Henry’s camera pulls back as the door closes: Cue the aforementioned second long framing shot, as day slowly turns to night. (I was reminded of Hitchcock’s similarly silent, lengthy tracking shot that accompanies the third murder, in 1972’s Frenzy.)

 

When Agnes finally emerges, it’s in a blind panic; she rushes into her car and quickly drives away. The camera, apparently mounted on the car’s hood, holds on her traumatized face ... and she never blinks for what feels like an eternity. (I’ve no idea how Victor pulled that off.) Agnes’ silent distress is heartbreaking.

 

She rushes to Lydie, confessing what happened. Their subsequent visit to a doctor is ghastly, since he’s an older male jerk. Marc Carver’s insufferably patronizing performance makes the guy hissably callous.

 

Far worse, though, is Agnes’ subsequent treatment by the two women representing Fairpoint’s disciplinary board. Their bland assurances — “We’re women; we understand” — are betrayed by their reflexive, circle-the-wagons indifference. This scene is even harder to endure than the doctor’s visit, because it also feels authentic.

 

Subsequent events further shape what now has become a shell-shocked journey.

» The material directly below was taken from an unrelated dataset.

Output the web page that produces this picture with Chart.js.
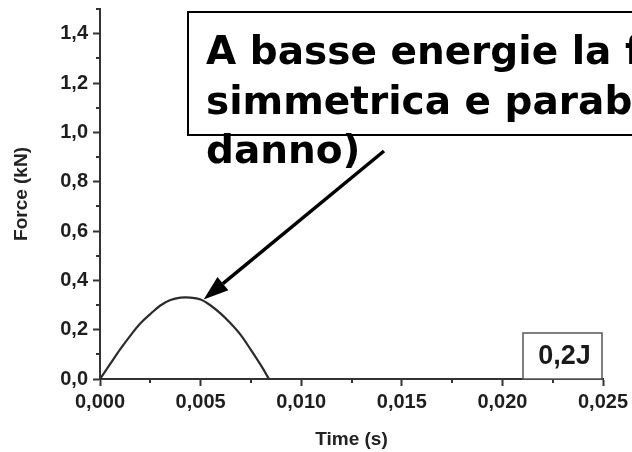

A stray kitten crosses Agnes’ path; a later revelation triggers a panic attack that concludes with the kind intervention of a sandwich shop owner. In a film laden with powerful moments, this is one of the best; the always reliable John Carroll Lynch plays this brief role to perfection.

 

Lucas Hedges also has a delightful supporting part as Agnes’ closest neighbor, Gavin, whose flustered compassion proves essential at just the right moment.

 

We eventually return to the present, at which point — finally! — the film’s title is explained, just before the screen goes dark.

 

Victor’s film will haunt you for awhile. It’s a remarkable achievement for a first-time feature writer/director; her only previous credit is the four-episode TV series Eva vs. Anxiety (which, in hindsight, feels like a warm-up). This is a quietly intense study of learning how to live with something that cannot be forgotten.


I love stumbling across indie efforts such as this one; they’re a reminder that moviegoing can be full of happy surprises.